Baculovirus-expressed muscovy duck reovirus sigmaC protein induces serum neutralizing antibodies and protection against challenge.

Recombinant baculoviruses with sigmaC- or sigmaB-encoding gene from muscovy duck reovirus (DRV) were constructed. Western-blot analysis showed that sigmaC was more immunoreactive than sigmaB. Vaccination of SPF ducks with two injections, 3 weeks apart, of emulsions containing sigmaC or sigmaC + sigmaB elicited DRV-specific neutralizing antibodies. Following challenge, vaccination partially--or even totally in some cases--prevented the appearance of clinical symptoms. Moreover, immunization reduced the severity of reovirus-induced tenosynovitis and prevented pericarditis development during the course of the assay. Thus, DRV sigmaC, alone or co-expressed with sigmaB, appeared as a good candidate for vaccination of ducks (96/100 mots).

Muscovy duck reovirus sigmaC protein is atypically encoded by the smallest genome segment.
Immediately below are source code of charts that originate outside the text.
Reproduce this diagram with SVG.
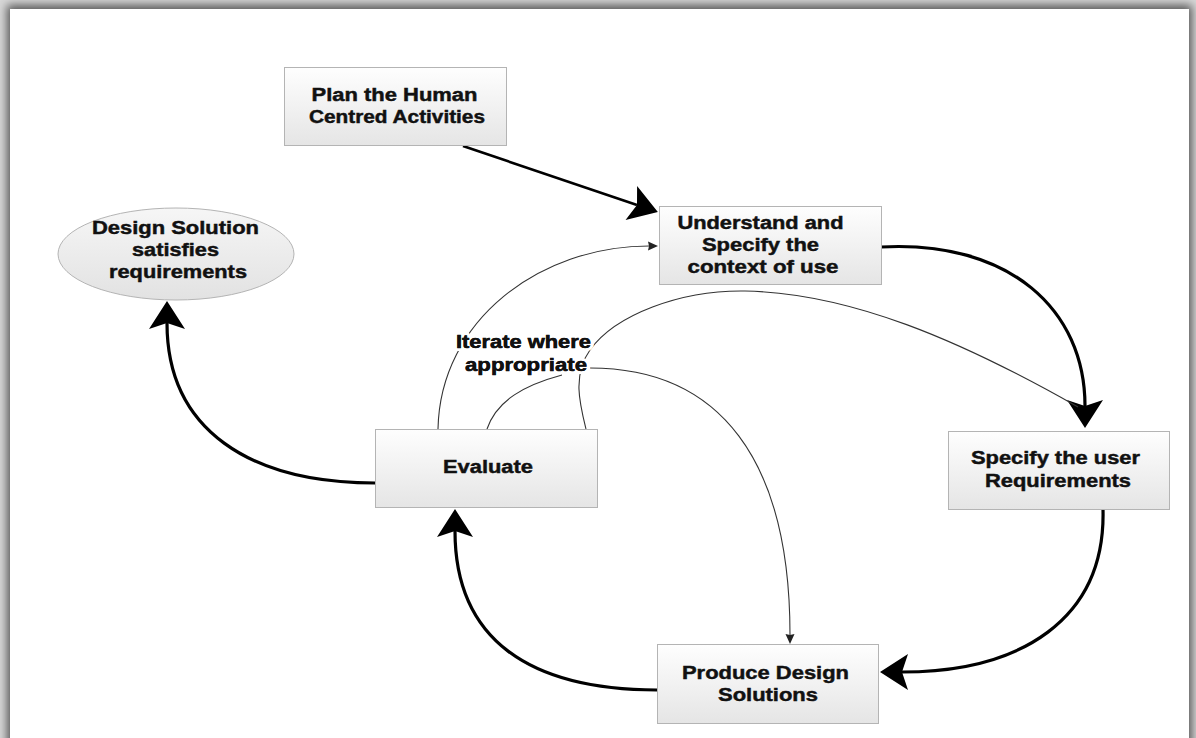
<svg xmlns="http://www.w3.org/2000/svg" width="1196" height="738" viewBox="0 0 1196 738">
  <style>
    .box { fill: url(#boxFill); stroke: #b4b4b4; stroke-width: 1; }
    .lbl { font-family: "Liberation Sans", Arial, Helvetica, sans-serif; font-weight: bold; font-size: 18px; fill: #111; stroke: #111; stroke-width: 0.45; text-anchor: middle; }
    .halo { stroke: #fff; stroke-width: 6; stroke-linejoin: round; paint-order: stroke; }
    .thick { fill: none; stroke: #000; stroke-width: 3.2; }
    .thin { fill: none; stroke: #333; stroke-width: 1.1; }
  </style>
  <defs>
    <linearGradient id="boxFill" x1="0" y1="0" x2="0" y2="1">
      <stop offset="0" stop-color="#fefefe"/>
      <stop offset="1" stop-color="#e5e5e5"/>
    </linearGradient>
    <linearGradient id="ovalFill" x1="0" y1="0" x2="0" y2="1">
      <stop offset="0" stop-color="#f6f6f6"/>
      <stop offset="1" stop-color="#e2e2e2"/>
    </linearGradient>
    <filter id="soft" x="-5%" y="-5%" width="110%" height="110%">
      <feGaussianBlur stdDeviation="5"/>
    </filter>
    <marker id="bigHead" markerUnits="userSpaceOnUse" viewBox="-30 -30 60 60" markerWidth="60" markerHeight="60" refX="0" refY="0" orient="auto" overflow="visible">
      <path d="M22,0 L-6,-18 L0,0 L-6,18 Z" fill="#000"/>
    </marker>
    <marker id="smallHead" markerUnits="userSpaceOnUse" viewBox="-15 -15 30 30" markerWidth="30" markerHeight="30" refX="0" refY="0" orient="auto" overflow="visible">
      <path d="M9,0 L-1,-4.5 L0,0 L-1,4.5 Z" fill="#222"/>
    </marker>
  </defs>

  <!-- page with soft drop shadow -->
  <rect x="0" y="0" width="1196" height="738" fill="#d8d8d8"/>
  <rect x="7" y="5" width="1185" height="760" fill="#000" opacity="0.6" filter="url(#soft)"/>
  <rect x="10" y="9" width="1179" height="760" fill="#fff"/>

  <!-- connectors -->
  <g id="connectors">
    <path class="thick" style="stroke-width:2.6" d="M463,146 L637,205" marker-end="url(#bigHead)"/>
    <path class="thick" d="M881,247 C1010,240 1085,310 1085,406" marker-end="url(#bigHead)"/>
    <path class="thick" d="M1103,509 C1106,620 1020,672 902,672" marker-end="url(#bigHead)"/>
    <path class="thick" d="M657,690 C530,690 455,640 455,531" marker-end="url(#bigHead)"/>
    <path class="thick" d="M375,483 C250,483 167,430 167,323" marker-end="url(#bigHead)"/>

    <path class="thin" d="M438,429 C440,320 540,246 649,246" marker-end="url(#smallHead)"/>
    <path class="thin" d="M487,429 C497,400 525,385 562,375"/>
    <path class="thin" d="M586,429 C580,405 572,375 590,350 C615,315 680,290 745,291 C850,293 960,340 1078,407"/>
    <path class="thin" d="M590,368 C720,368 790,460 790,635" marker-end="url(#smallHead)"/>

    <text class="lbl halo">
      <tspan x="526" y="348" textLength="135" lengthAdjust="spacingAndGlyphs">Iterate where</tspan>
      <tspan x="526" y="371" textLength="122" lengthAdjust="spacingAndGlyphs">appropriate</tspan>
    </text>
    <text class="lbl">
      <tspan x="526" y="348" textLength="135" lengthAdjust="spacingAndGlyphs">Iterate where</tspan>
      <tspan x="526" y="371" textLength="122" lengthAdjust="spacingAndGlyphs">appropriate</tspan>
    </text>
  </g>

  <!-- nodes -->
  <g id="plan">
    <rect class="box" x="284.5" y="67.5" width="222" height="78"/>
    <text class="lbl">
      <tspan x="397" y="101" textLength="166" lengthAdjust="spacingAndGlyphs">Plan the Human</tspan>
      <tspan x="397" y="123" textLength="176" lengthAdjust="spacingAndGlyphs">Centred Activities</tspan>
    </text>
  </g>

  <g id="understand">
    <rect class="box" x="659.5" y="206.5" width="222" height="78"/>
    <text class="lbl">
      <tspan x="763" y="229" textLength="166" lengthAdjust="spacingAndGlyphs">Understand and</tspan>
      <tspan x="763" y="251" textLength="117" lengthAdjust="spacingAndGlyphs">Specify the</tspan>
      <tspan x="763" y="273" textLength="151" lengthAdjust="spacingAndGlyphs">context of use</tspan>
    </text>
  </g>

  <g id="satisfied">
    <ellipse cx="176" cy="254" rx="118" ry="46" fill="url(#ovalFill)" stroke="#b4b4b4" stroke-width="1"/>
    <text class="lbl">
      <tspan x="178" y="234" textLength="167" lengthAdjust="spacingAndGlyphs">Design Solution</tspan>
      <tspan x="178" y="256" textLength="87" lengthAdjust="spacingAndGlyphs">satisfies</tspan>
      <tspan x="178" y="278" textLength="138" lengthAdjust="spacingAndGlyphs">requirements</tspan>
    </text>
  </g>

  <g id="evaluate">
    <rect class="box" x="375.5" y="429.5" width="222" height="78"/>
    <text class="lbl">
      <tspan x="488" y="473" textLength="90" lengthAdjust="spacingAndGlyphs">Evaluate</tspan>
    </text>
  </g>

  <g id="user-requirements">
    <rect class="box" x="948.5" y="431.5" width="221" height="78"/>
    <text class="lbl">
      <tspan x="1058" y="464" textLength="169" lengthAdjust="spacingAndGlyphs">Specify the user</tspan>
      <tspan x="1058" y="487" textLength="146" lengthAdjust="spacingAndGlyphs">Requirements</tspan>
    </text>
  </g>

  <g id="produce">
    <rect class="box" x="657.5" y="644.5" width="221" height="79"/>
    <text class="lbl">
      <tspan x="768" y="679" textLength="167" lengthAdjust="spacingAndGlyphs">Produce Design</tspan>
      <tspan x="768" y="701" textLength="100" lengthAdjust="spacingAndGlyphs">Solutions</tspan>
    </text>
  </g>
</svg>
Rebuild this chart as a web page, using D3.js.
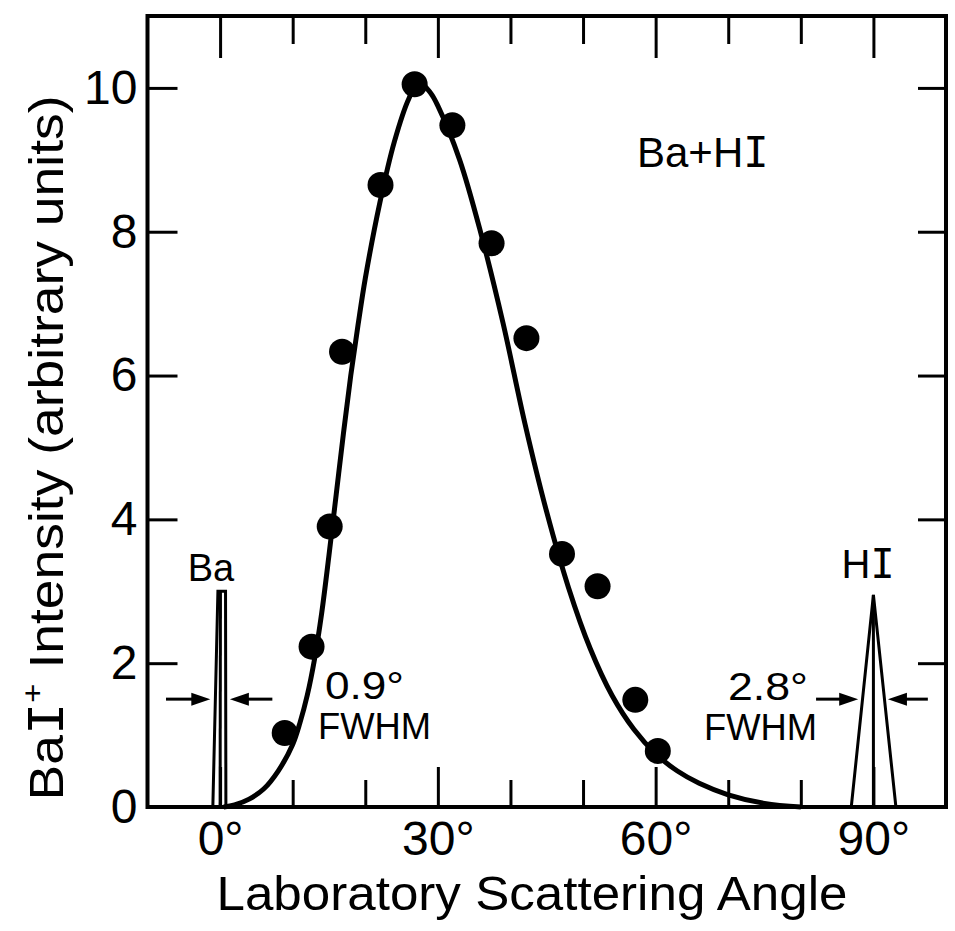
<!DOCTYPE html>
<html><head><meta charset="utf-8">
<script src="https://cdn.jsdelivr.net/npm/d3@7"></script>
<style>
html,body{margin:0;padding:0;background:#fff;}
svg{display:block;}
text{font-family:"Liberation Sans",Arial,sans-serif;fill:#000;}
</style></head><body>
<svg id="chart" width="955" height="931"></svg>
<script>
// ---- data ----
const angles      = [8.9, 12.6, 15.1, 16.8, 22.1, 26.8, 32.0, 37.4, 42.2, 47.1, 52.0, 57.2, 60.3];
const intensities = [1.03, 2.23, 3.90, 6.33, 8.65, 10.05, 9.48, 7.84, 6.52, 3.52, 3.07, 1.49, 0.78];

const fitAngles = [0.5, 2, 4, 6, 8, 10, 11, 12, 13, 14, 15, 16, 17, 18, 19, 20, 22, 24, 26, 27.4, 29, 30, 33, 36, 39, 42, 45, 48, 51, 54, 57, 60, 63, 66, 70, 75, 80];
const fitValues = [0, 0.03, 0.11, 0.25, 0.5, 0.87, 1.17, 1.55, 2.05, 2.7, 3.5, 4.35, 5.2, 6.0, 6.7, 7.35, 8.4, 9.25, 9.85, 10.08, 9.93, 9.75, 9.0, 7.95, 6.72, 5.33, 4.1, 3.05, 2.2, 1.55, 1.08, 0.74, 0.5, 0.33, 0.17, 0.05, 0];

const baPeakAngles = [-1.0, -0.3, 0.75, 0.8];
const baPeakValues = [0, 3.0, 3.0, 0];
const baCenterAngles = [0, 0.05];
const baCenterValues = [0, 3.0];
const hiPeakAngles = [86.95, 90, 93.1];
const hiPeakValues = [0, 2.95, 0];
const hiCenterAngles = [90, 90];
const hiCenterValues = [0, 2.95];

const arrowFrom  = [-7.45, 7.2, 82.1, 97.5];
const arrowTo    = [-1.35, 1.35, 87.9, 92.0];
const arrowLevel = 1.5;

const xTickValues  = [0, 10, 20, 30, 40, 50, 60, 70, 80, 90];
const xMajorTicks  = [0, 30, 60, 90];
const xTickLabels  = ["0°", "30°", "60°", "90°"];
const yTickValues  = [0, 2, 4, 6, 8, 10];
const yTickLabels  = ["0", "2", "4", "6", "8", "10"];

// ---- scales ----
const svg = d3.select("#chart");
const x = d3.scaleLinear().domain([-10, 100]).range([147.5, 946]);
const y = d3.scaleLinear().domain([0, 11]).range([807, 16]);
const sans = "Liberation Sans, Arial, sans-serif";
const mono = "DejaVu Sans Mono, Liberation Mono, monospace";

// ---- frame ----
svg.append("rect")
  .attr("x", x(-10)).attr("y", y(11))
  .attr("width", x(100) - x(-10)).attr("height", y(0) - y(11))
  .attr("fill", "none").attr("stroke", "#000").attr("stroke-width", 4);

// bottom ticks (inward)
const gb = svg.append("g").attr("transform", `translate(0,${y(0)})`)
  .call(d3.axisBottom(x).tickValues(xTickValues).tickSizeInner(-27).tickSizeOuter(0).tickFormat(""));
gb.select(".domain").remove();
gb.selectAll(".tick line").attr("y2", d => xMajorTicks.includes(d) ? -40 : -27).attr("stroke-width", 3);

// top ticks (inward)
const gt = svg.append("g").attr("transform", `translate(0,${y(11)})`)
  .call(d3.axisTop(x).tickValues(xTickValues).tickSizeInner(-28).tickSizeOuter(0).tickFormat(""));
gt.select(".domain").remove();
gt.selectAll(".tick line").attr("y2", d => xMajorTicks.includes(d) ? 42 : 28).attr("stroke-width", 3);

// bottom labels
const gbl = svg.append("g").attr("transform", `translate(0,${y(0)})`)
  .call(d3.axisBottom(x).tickValues(xMajorTicks).tickSize(0).tickPadding(14)
    .tickFormat((d, i) => xTickLabels[i]));
gbl.select(".domain").remove();
gbl.selectAll("text").attr("font-size", 48).attr("font-family", sans).attr("fill", "#000");

// left ticks + labels
const gl = svg.append("g").attr("transform", `translate(${x(-10)},0)`)
  .call(d3.axisLeft(y).tickValues(yTickValues).tickSizeInner(-30).tickSizeOuter(0).tickPadding(10)
    .tickFormat((d, i) => yTickLabels[i]));
gl.select(".domain").remove();
gl.selectAll(".tick line").attr("stroke-width", 3).attr("x2", d => d === 0 ? 0 : 30);
gl.selectAll("text").attr("font-size", 48).attr("font-family", sans).attr("fill", "#000");

// right ticks
const gr = svg.append("g").attr("transform", `translate(${x(100)},0)`)
  .call(d3.axisRight(y).tickValues(yTickValues.filter(d => d > 0)).tickSizeInner(-28).tickSizeOuter(0).tickFormat(""));
gr.select(".domain").remove();
gr.selectAll(".tick line").attr("stroke-width", 3);

// ---- fitted curve ----
const line = d3.line().x(d => x(d[0])).y(d => y(d[1])).curve(d3.curveCatmullRom.alpha(0.5));
svg.append("path")
  .datum(fitAngles.map((a, i) => [a, fitValues[i]]))
  .attr("d", line).attr("fill", "none").attr("stroke", "#000").attr("stroke-width", 5)
  .attr("stroke-linejoin", "round");

// ---- beam profiles ----
const straight = d3.line().x(d => x(d[0])).y(d => y(d[1]));
function poly(as, vs) {
  svg.append("path").datum(as.map((a, i) => [a, vs[i]]))
    .attr("d", straight).attr("fill", "none").attr("stroke", "#000").attr("stroke-width", 3)
    .attr("stroke-linejoin", "miter");
}
poly(baPeakAngles, baPeakValues);
poly(baCenterAngles, baCenterValues);
poly(hiPeakAngles, hiPeakValues);
poly(hiCenterAngles, hiCenterValues);

// ---- FWHM arrows ----
arrowFrom.forEach((f, i) => {
  const x0 = x(f), x1 = x(arrowTo[i]), yy = y(arrowLevel);
  const dir = Math.sign(x1 - x0);
  const head = 19, half = 6.5;
  svg.append("line").attr("x1", x0).attr("y1", yy).attr("x2", x1 - dir * head * 0.8).attr("y2", yy)
    .attr("stroke", "#000").attr("stroke-width", 3);
  svg.append("path")
    .attr("d", `M${x1},${yy}L${x1 - dir * head},${yy - half}L${x1 - dir * head},${yy + half}Z`)
    .attr("fill", "#000");
});

// ---- data points ----
svg.append("g").selectAll("circle")
  .data(angles.map((a, i) => [a, intensities[i]]))
  .join("circle")
  .attr("cx", d => x(d[0])).attr("cy", d => y(d[1])).attr("r", 13).attr("fill", "#000");

// ---- annotations ----
function label(px, py, size, anchor, len) {
  const t = svg.append("text").attr("x", px).attr("y", py).attr("font-size", size)
    .attr("font-family", sans).attr("text-anchor", anchor || "start");
  if (len) t.attr("textLength", len).attr("lengthAdjust", "spacingAndGlyphs");
  return t;
}
// Ba+HI
{
  const t = label(637, 167, 42, "start");
  t.append("tspan").text("Ba+H");
  t.append("tspan").attr("font-family", mono).text("I");
}
// Ba label
label(211, 581, 38, "middle").text("Ba");
// HI label
{
  const t = label(868, 578, 40, "middle");
  t.append("tspan").text("H");
  t.append("tspan").attr("font-family", mono).text("I");
}
label(325, 699, 38, "start", 79).text("0.9°");
label(318, 739, 37, "start", 113).text("FWHM");
label(728, 700, 38, "start", 80).text("2.8°");
label(704, 740, 37, "start", 113).text("FWHM");

// axis titles
svg.append("text").attr("x", 532).attr("y", 910).attr("text-anchor", "middle")
  .attr("font-size", 49).attr("textLength", 631).attr("lengthAdjust", "spacingAndGlyphs")
  .text("Laboratory  Scattering Angle");

{
  const t = svg.append("text").attr("transform", "translate(63,448) rotate(-90)")
    .attr("text-anchor", "middle").attr("font-size", 48)
    .attr("textLength", 705).attr("lengthAdjust", "spacingAndGlyphs");
  t.append("tspan").text("Ba");
  t.append("tspan").attr("font-family", mono).text("I");
  t.append("tspan").attr("font-size", 30).attr("dy", -20).text("+");
  t.append("tspan").attr("dy", 20).text(" Intensity (arbitrary units)");
}
</script>
</body></html>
Although muscovy duck reovirus (DRV) shares properties with the reovirus isolated from chicken, commonly named avian reovirus (ARV), the two virus species are antigenically different. Similar to the DRV sigmaB-encoded gene (1201 bp long) previously identified, the three other double-stranded RNA small genome segments of DRV have been cloned and sequenced. They were 1325, 1191 and 1124 bp long, respectively, and contained conserved terminal sequences common to ARVs. They coded for single expression products, except the smallest (S4), which contained two overlapping open reading frames (ORF1 and ORF2). BLAST analyses revealed that the proteins encoded by the 1325 and 1191 bp genes shared high identity levels with ARV sigmaA and sigmaNS, respectively, and to a lesser extent with other orthoreovirus counterparts. No homology was found for the S4 ORF1-encoded p10 protein. The 29.4 kDa product encoded by S4 ORF2 appeared to be 25% identical to ARV S1 ORF3-encoded sigmaC, a cell-attachment oligomer inducing type-specific neutralizing antibodies. Introduction of large gaps in the N-terminal part of the DRV protein was necessary to improve DRV and ARV sigmaC amino acid sequence alignments. However, a leucine zipper motif was conserved and secondary structure analyses predicted a three-stranded alpha-helical coiled-coil feature at this amino portion. Thus, despite extensive sequence divergence, DRV sigmaC was suggested to be structurally and probably functionally related to ARV sigmaC. This work provides evidence for the diversity of the polycistronic S class genes of reoviruses isolated from birds and raises the question of the relative classification of DRV in the Orthoreovirus genus.